The lucrative nature of the carry trade is the best explanation for why Milei kept it going after coming into office. The amount of dollars being made by playing this rigged game likely makes it the most profitable industry in Argentina. The people profiting from it are able to make more gains than practically every other industry in the country. If Milei shuts down the central bank and stops printing money to keep the bond ponzi going, the carry trade ends, and a lot of rich people need to start doing something productive instead. The carry trade is also lucrative for the government because it allows it to keep printing money and rolling over its debt. Milei proved to be no different from his predecessors by continuing this shell game of short-term profits for the few at the expense of the future of the entire country.

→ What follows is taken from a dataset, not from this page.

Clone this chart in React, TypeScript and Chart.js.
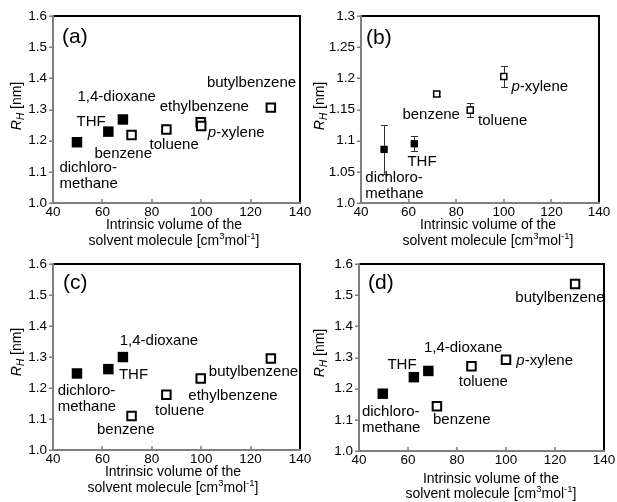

The exit of JP Morgan seems to be a significant turning point in the ponzi, and it likely helped precipitate the failed auction from 4 weeks ago, which now leaves the government in a serious bind. Whether through an understanding of the dynamics of the ponzi, or through its superior connections, JP Morgan now estimates that the risk of riding la bicicleta is not worth the return. With their money out of the country, and other investors likely paying attention to them, the game may well be up. In any case, it is only a matter of time, because it is simply impossible to keep rolling over debt at these exorbitant interest rates. There have been some carry trades in the past that were unwound with little damage, but these all happened when the arbitrage opportunity was in assets that offered moderate yields, well below 20%, such as Brazil in 2016-19, Czech Republic in 2013-17, Chile in 2010-12. In alle examples where the carry trade involved government bonds with high yields, the unwind was disastrous. In Russia in 1998, Argentina in 2001-2, Ecuador in 1999-2000, Ukraine in 2014-5, Sri Lanka in 2022, the governments defaulted, and the currencies lost more than 50% of their value, in the aftermath. It is just not possible to keep rolling over high interest rate debt forever without destroying the currency.
When Austrian economists criticize Milei for not closing the central bank, we are not doing it because we are being dogmatic puritans, and we are not doing it because we do not understand the political and economic realities of the situation, as many of his moronic sycophants insist. On the contrary, it’s precisely when you understand the depravity of the scam that you realize the continuation of the central bank means the continuation of the carry trade, and the continuous bleeding of capital from the country, and the devastating misdirection of the time and talent of the country toward a completely unproductive casino instead of productive enterprise, one that is unsustainable and bound to explode with devastating consequences. The longer it goes on, the more harmful it will be. It isn’t idealism to want the ponzi stopped; it is practical material necessity. It is not idealism to want to shut down the central bank; it is delusional idealism to expect this central bank to operate in a way that benefits society when it is only able to survive by running this massively destructive ponzi.
Given the level of corruption Milei displayed in the Libra shitcoin scandal and in the disability drug contracts, is it really so far fetched to imagine that his entire libertarian act has just been a convenient ruse with which to keep the carry trade going to the benefit of his cronies?